'No American should have their right to privacy taken away,' Republican Senator Rand Paul says as bill heads to Senate.

The House of Representatives voted overwhelmingly Thursday to reauthorize controversial foreign spying authorities just hours after President Donald Trump sent a pair of confusing tweets on the program.

The 256-164 House vote now sends the legislation to the Senate that will have to decide whether it will give the final legislative go-ahead for the six-year renewal of powers to intelligence agencies that ostensibly allows them to collect intelligence on foreign targets.

But the Foreign Intelligence Surveillance Act's authorities also sweep up the communications of Americans, prompting concerns from privacy advocates ahead of the act's looming Jan. 19 expiration.

Republican Senator Rand Paul, a libertarian focused on privacy protections, threatened to oppose the "flawed" bill he said continues "the warrantless surveillance of innocent Americans.

"No American should have their right to privacy taken away. I will keep doing everything in my power, including filibuster, to oppose this legislation," Paul said.

The comments came after Trump sent out an early morning tweet in which he appeared to slam the program before offering his support in a follow-on post.
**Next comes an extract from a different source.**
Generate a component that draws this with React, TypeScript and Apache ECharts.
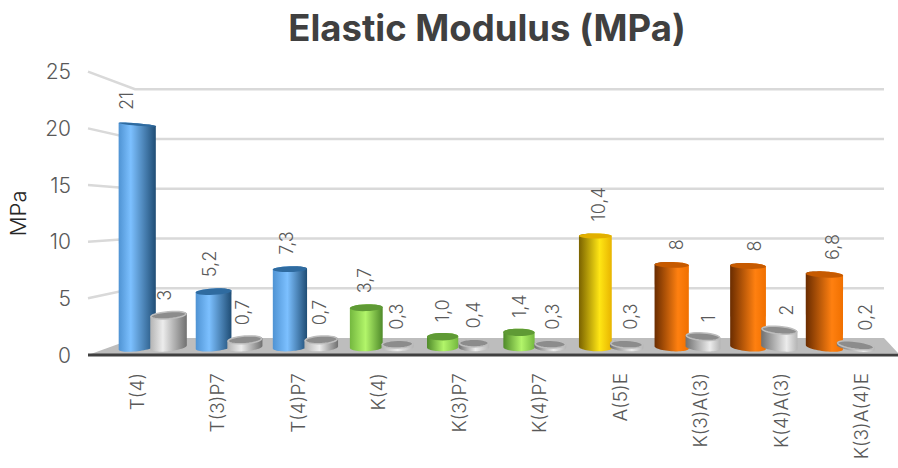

"This is the act that may have been used, with the help of the discredited and phony Dossier, to so badly surveil and abuse the Trump Campaign by the previous administration and others?" Trump claimed.

Shortly after, Trump said the bill "is about foreign surveillance of foreign bad guys on foreign land. We need it! Get smart!"

The apparently contradictory messages caused confusion in Washington ahead of the vote and reportedly prompted a telephone call from House Speaker Paul Ryan to urge Trump to maintain his previously stated support for the bill after he sent his first tweet.

Rights advocates, however, have taken aim at what they say are unconstitutional measures within the legislation, namely section 702, that allows intelligence agencies to sweep up Americans' communications.

The Fourth Amendment of the Constitution protects against unreasonable searches and seizures, and officials have insisted 702 does not run afoul of it, despite skepticism from rights advocates.

"The government will use this bill to continue warrantless intrusions into Americans’ private emails, text messages, and other communications," Neema Singh Guliani, policy counsel with the American Civil Liberties Union, said in a statement.

“No president should have this power," she said. "The Senate should reject this bill and rein in government surveillance powers to bring Section 702 in line with the Constitution.”